На стене портрет сына Джона с женой и дочкой.
В душевой Эрерра указывает на весы.
— Хемингуэй следил за своим весом и записывал его прямо на стене. Видите, почти постоянно 190— 200 фунтов. Только вот здесь в 1957 году целых 227,5 фунта. — Эрерра хитро улыбнулся Рене. — Там Папа объясняет, почему у него вдруг такой большой вес. — Эрерра ведет пальцем по строчке на белой стене и читает: — «Был в Нью-Йорке и много пил. Поэтому».
Не переставая смеяться, вежливый Эрерра ведет нас за собой и показывает полку, набитую книгами и прилаженную совсем вплотную... к унитазу.
— Здесь Папа держал свои самые нелюбимые книги.
Толстая книга в крикливой суперобложке. Она выделялась среди других своей пестротой. Я взял ее и прочитал: «Советский шпионаж, Давид Даллин».
Мы ходили и ходили по комнатам. И Рене Вильярэаль рассказывал:
— Я с тринадцати лет работал у Папы. Сейчас мне тридцать три. Хемингуэй был для меня родным отцом, не только Папой на словах. Мэри и он так и называли меня — своим кубинским сыном. Я вел у них в доме хозяйство и все сам убирал.

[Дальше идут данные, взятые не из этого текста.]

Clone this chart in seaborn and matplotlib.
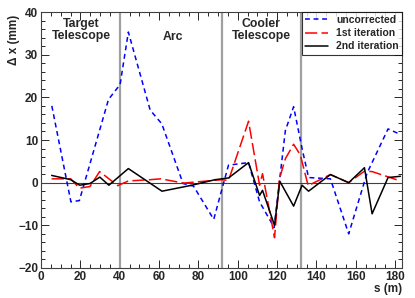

Вы не можете себе представить, как уважали в нашем районе Хемингуэя. Его уважали все люди, все, кто знал. Он был очень живой и веселый человек. А как любил смотреть петушиные бои! Мы туда ходили втроем: Папа, я и его секретарша Барелли Смит. Барелли Смит приехала с Папой из Испании. Они познакомились там во время фиесты.
Мы делали ставки. Папа был азартным человеком и с удовольствием смотрел, как дерутся петухи. Если мы выигрывали, деньги оставались за нами. Проигрывали — Папа расплачивался.
После смерти Папы я ушел работать в ремонтную мастерскую, тут недалеко. Однажды ко мне заехал Фидель и говорит:
«Рене, возвращайся на работу в дом Хемингуэя. Мы объявляем его национальным музеем».
И я вернулся в дом Папы. Мэри очень довольна, что я вернулся. Она присылает мне два-три письма в месяц. Мэри и Барелли Смит живут вместе в Нью-Йорке...
Мы поднимаемся на башню. Ослепительное небо наполнено южным солнцем. Белоствольные пальмы и виллы внизу. Дальше Гавана, уставленная долговязыми небоскребами, похожими на древние языческие памятники. Жмурюсь от солнца и шагаю вслед за Эреррой.
Самая обыкновенная круглая двухэтажная башня, построенная в 1947 году. Хемингуэй мечтал работать здесь, скрываясь от назойливых репортеров и бесцеремонных визитеров. Но писать в башне он так и не смог, сколько ни пробовал. Скучно одному.